Learning to love your body again can seem super overwhelming and takes time and effort. But, you know what helped me learn to love my body more than I thought was possible? Pregnancy. That’s right, pregnancy. Having a big round belly, new stretch marks, even more cellulite, and the dreaded sagging breasts. Having such a strong connection to my children for 9 months, just the two of us. That is when I truly feel my most beautiful…no matter my size.
Both of my pregnancies have made me appreciate the hell out of my body, and I am always so in awe of it and what it’s capable of during pregnancy. All women need to realize how exceptional they are–our bodies literally grow human beings. We are stretched and pulled to the absolute limits, and our bodies are able to just bounce back. That is something to be so, so proud of. We are amazing!
It took me a while to realize that, especially during every doctor visit when I would see my weight go up a pound or two pounds, and I’ve never been one to shy away from talking about how hard pregnancy is on me. I will even make a joke or two about how my body “rejects” it, but once I start to level out (usually the last month or so–lol), I feel like a goddess. Sure, I can barely find a comfortable position when I’m sleeping, I get up every 5 minutes to pee, and I am a habitual user of “vagina ice”, but I am a baby making goddess damnit. You can’t tell me nothin’.

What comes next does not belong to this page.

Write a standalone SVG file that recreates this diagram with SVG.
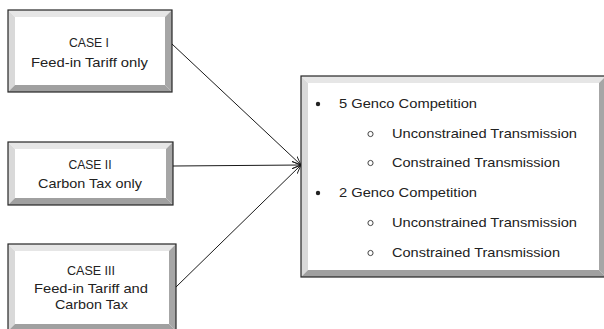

While my body most definitely isn’t everyone’s idea of perfect, it’s mine. Heck, some times it’s not mine and I think about losing a little weight here and gaining a little there (my butt..lol). We have to learn to be comfortable and accepting of our bodies because they are the only place that we have to live. I am so glad that, in my adulthood, I have learned to love myself again.
- My plus sized body has its imperfections, but it’s mine.
- My plus sized body is beautiful.
- My plus sized body is sexy.
- My plus sized body is strong.
- my plus sized body is capable.
- my plus sized body can create, grow, and nurture life. And it has, twice now.
All this to say that: We all just need to find what it is that makes us love and appreciate our bodies. For me, it’s pregnancy. For you, it may be something completely different. The important thing here is that we are all learning to grow more in love with our bodies, especially as we get older, because we don’t get another one.
The importance of having a partner who supports you is imperative here, too. I can’t tell you how many times my husband has picked me up from a low point, brushed me off, and reminded me how much I mean to him. If I could bottle the confidence that he gives me, some times without even realizing it, I would. And I’d give it to everyone. He has made me feel beautiful when I’ve felt my absolute worst, my ugliest, my fattest. Never once has he made me feel like I need to change or like I’m any less, and he has been such a big support for me during this self-love journey. It makes me so happy to know that my children, especially my daughter, will grow up seeing this strong man who loves his imperfect wife unconditionally.
Of course, my hope is that neither of my children ever have any body image issues. I realize that there’s a good chance they will, especially with society being as hypercritical as they are of everything these days. However, I promise to show them how to practice self-love, and how to speak kindness into others. So that not only do they grow up loving themselves, but they’re never the reason someone doesn’t love themselves.